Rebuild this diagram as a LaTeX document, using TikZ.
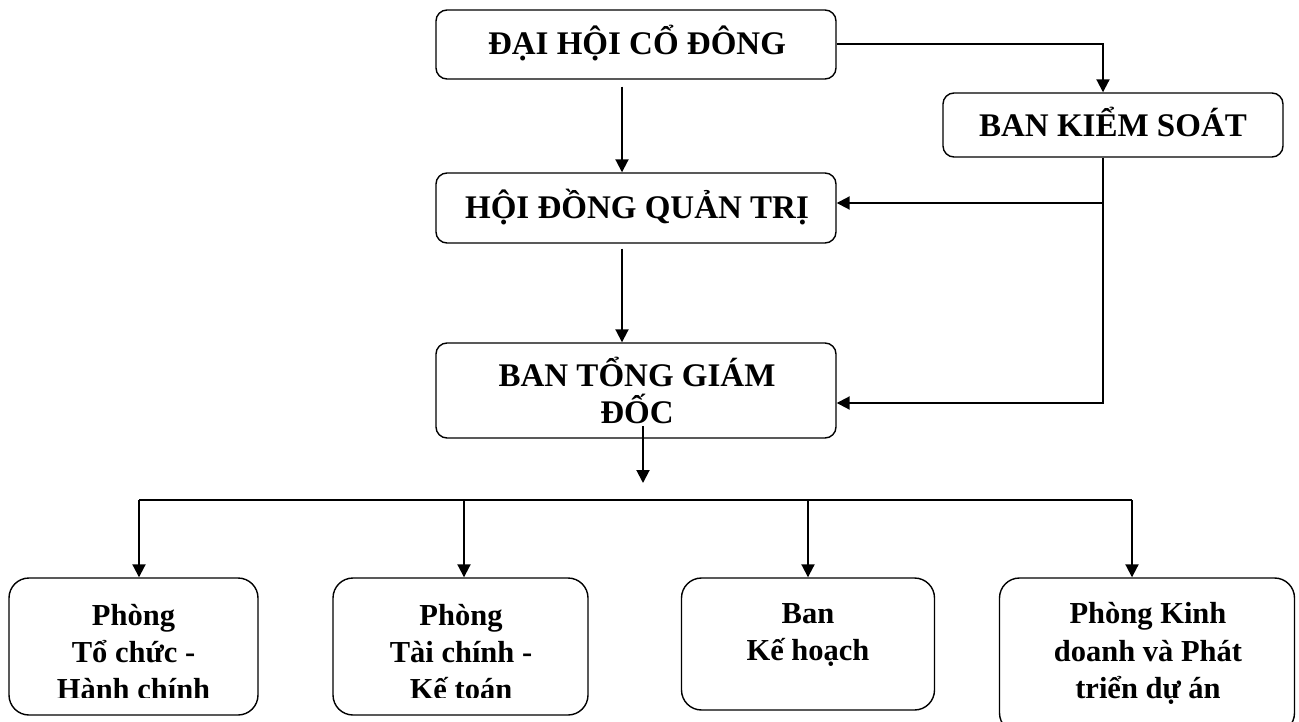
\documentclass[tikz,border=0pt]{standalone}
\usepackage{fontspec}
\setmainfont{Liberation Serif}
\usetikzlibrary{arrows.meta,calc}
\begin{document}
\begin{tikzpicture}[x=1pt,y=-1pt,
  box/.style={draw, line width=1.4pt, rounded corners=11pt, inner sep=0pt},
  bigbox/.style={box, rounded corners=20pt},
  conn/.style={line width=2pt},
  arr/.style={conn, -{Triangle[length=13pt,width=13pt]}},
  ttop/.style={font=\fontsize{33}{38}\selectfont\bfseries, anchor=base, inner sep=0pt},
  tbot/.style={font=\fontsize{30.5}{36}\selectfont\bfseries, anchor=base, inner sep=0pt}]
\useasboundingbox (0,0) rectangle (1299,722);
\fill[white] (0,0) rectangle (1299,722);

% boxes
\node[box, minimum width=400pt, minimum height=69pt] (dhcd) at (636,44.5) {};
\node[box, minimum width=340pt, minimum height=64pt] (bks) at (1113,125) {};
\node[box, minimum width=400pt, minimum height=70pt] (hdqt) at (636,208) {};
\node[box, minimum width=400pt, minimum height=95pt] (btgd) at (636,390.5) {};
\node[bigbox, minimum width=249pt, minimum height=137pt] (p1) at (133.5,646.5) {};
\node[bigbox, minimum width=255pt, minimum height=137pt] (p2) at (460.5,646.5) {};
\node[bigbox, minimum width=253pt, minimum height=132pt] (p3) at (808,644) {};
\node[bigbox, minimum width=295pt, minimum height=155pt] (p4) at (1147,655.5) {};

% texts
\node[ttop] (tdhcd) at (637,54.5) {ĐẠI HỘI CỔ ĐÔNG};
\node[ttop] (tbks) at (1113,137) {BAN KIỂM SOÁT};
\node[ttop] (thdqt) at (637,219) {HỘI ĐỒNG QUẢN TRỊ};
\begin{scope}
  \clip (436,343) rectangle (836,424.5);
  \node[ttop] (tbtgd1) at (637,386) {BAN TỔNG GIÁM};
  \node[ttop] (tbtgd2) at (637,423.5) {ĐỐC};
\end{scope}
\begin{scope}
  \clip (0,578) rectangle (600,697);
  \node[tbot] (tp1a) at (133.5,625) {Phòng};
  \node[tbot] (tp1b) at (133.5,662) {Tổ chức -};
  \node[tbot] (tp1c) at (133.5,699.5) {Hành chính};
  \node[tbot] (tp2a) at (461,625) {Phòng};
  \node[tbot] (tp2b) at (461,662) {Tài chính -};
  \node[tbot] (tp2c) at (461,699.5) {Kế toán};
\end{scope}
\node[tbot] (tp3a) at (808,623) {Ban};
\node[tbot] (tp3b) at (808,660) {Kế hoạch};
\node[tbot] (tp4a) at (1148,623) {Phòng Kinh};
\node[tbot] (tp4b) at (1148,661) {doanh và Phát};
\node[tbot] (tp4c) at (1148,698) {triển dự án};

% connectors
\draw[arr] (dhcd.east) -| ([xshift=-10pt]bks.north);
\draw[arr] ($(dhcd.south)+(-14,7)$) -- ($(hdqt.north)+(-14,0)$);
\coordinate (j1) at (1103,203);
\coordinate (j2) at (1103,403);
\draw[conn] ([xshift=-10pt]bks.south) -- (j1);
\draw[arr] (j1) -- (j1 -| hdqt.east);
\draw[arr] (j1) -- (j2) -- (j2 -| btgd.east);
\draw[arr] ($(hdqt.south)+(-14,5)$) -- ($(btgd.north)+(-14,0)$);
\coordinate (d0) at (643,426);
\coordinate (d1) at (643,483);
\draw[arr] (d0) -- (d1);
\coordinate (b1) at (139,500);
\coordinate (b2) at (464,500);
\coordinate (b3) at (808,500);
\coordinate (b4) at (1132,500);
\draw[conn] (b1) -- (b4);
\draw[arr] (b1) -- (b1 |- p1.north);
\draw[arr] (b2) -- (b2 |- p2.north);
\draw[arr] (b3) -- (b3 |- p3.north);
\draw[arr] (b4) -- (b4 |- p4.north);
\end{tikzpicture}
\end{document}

• Work to complete:
Reproduce the material word for word, minus the images.

• Written response:
Rebuild this diagram as a LaTeX document, using TikZ.
\documentclass[tikz,border=0pt]{standalone}
\usepackage{fontspec}
\setmainfont{Liberation Serif}
\usetikzlibrary{arrows.meta,calc}
\begin{document}
\begin{tikzpicture}[x=1pt,y=-1pt,
  box/.style={draw, line width=1.4pt, rounded corners=11pt, inner sep=0pt},
  bigbox/.style={box, rounded corners=20pt},
  conn/.style={line width=2pt},
  arr/.style={conn, -{Triangle[length=13pt,width=13pt]}},
  ttop/.style={font=\fontsize{33}{38}\selectfont\bfseries, anchor=base, inner sep=0pt},
  tbot/.style={font=\fontsize{30.5}{36}\selectfont\bfseries, anchor=base, inner sep=0pt}]
\useasboundingbox (0,0) rectangle (1299,722);
\fill[white] (0,0) rectangle (1299,722);

% boxes
\node[box, minimum width=400pt, minimum height=69pt] (dhcd) at (636,44.5) {};
\node[box, minimum width=340pt, minimum height=64pt] (bks) at (1113,125) {};
\node[box, minimum width=400pt, minimum height=70pt] (hdqt) at (636,208) {};
\node[box, minimum width=400pt, minimum height=95pt] (btgd) at (636,390.5) {};
\node[bigbox, minimum width=249pt, minimum height=137pt] (p1) at (133.5,646.5) {};
\node[bigbox, minimum width=255pt, minimum height=137pt] (p2) at (460.5,646.5) {};
\node[bigbox, minimum width=253pt, minimum height=132pt] (p3) at (808,644) {};
\node[bigbox, minimum width=295pt, minimum height=155pt] (p4) at (1147,655.5) {};

% texts
\node[ttop] (tdhcd) at (637,54.5) {ĐẠI HỘI CỔ ĐÔNG};
\node[ttop] (tbks) at (1113,137) {BAN KIỂM SOÁT};
\node[ttop] (thdqt) at (637,219) {HỘI ĐỒNG QUẢN TRỊ};
\begin{scope}
  \clip (436,343) rectangle (836,424.5);
  \node[ttop] (tbtgd1) at (637,386) {BAN TỔNG GIÁM};
  \node[ttop] (tbtgd2) at (637,423.5) {ĐỐC};
\end{scope}
\begin{scope}
  \clip (0,578) rectangle (600,697);
  \node[tbot] (tp1a) at (133.5,625) {Phòng};
  \node[tbot] (tp1b) at (133.5,662) {Tổ chức -};
  \node[tbot] (tp1c) at (133.5,699.5) {Hành chính};
  \node[tbot] (tp2a) at (461,625) {Phòng};
  \node[tbot] (tp2b) at (461,662) {Tài chính -};
  \node[tbot] (tp2c) at (461,699.5) {Kế toán};
\end{scope}
\node[tbot] (tp3a) at (808,623) {Ban};
\node[tbot] (tp3b) at (808,660) {Kế hoạch};
\node[tbot] (tp4a) at (1148,623) {Phòng Kinh};
\node[tbot] (tp4b) at (1148,661) {doanh và Phát};
\node[tbot] (tp4c) at (1148,698) {triển dự án};

% connectors
\draw[arr] (dhcd.east) -| ([xshift=-10pt]bks.north);
\draw[arr] ($(dhcd.south)+(-14,7)$) -- ($(hdqt.north)+(-14,0)$);
\coordinate (j1) at (1103,203);
\coordinate (j2) at (1103,403);
\draw[conn] ([xshift=-10pt]bks.south) -- (j1);
\draw[arr] (j1) -- (j1 -| hdqt.east);
\draw[arr] (j1) -- (j2) -- (j2 -| btgd.east);
\draw[arr] ($(hdqt.south)+(-14,5)$) -- ($(btgd.north)+(-14,0)$);
\coordinate (d0) at (643,426);
\coordinate (d1) at (643,483);
\draw[arr] (d0) -- (d1);
\coordinate (b1) at (139,500);
\coordinate (b2) at (464,500);
\coordinate (b3) at (808,500);
\coordinate (b4) at (1132,500);
\draw[conn] (b1) -- (b4);
\draw[arr] (b1) -- (b1 |- p1.north);
\draw[arr] (b2) -- (b2 |- p2.north);
\draw[arr] (b3) -- (b3 |- p3.north);
\draw[arr] (b4) -- (b4 |- p4.north);
\end{tikzpicture}
\end{document}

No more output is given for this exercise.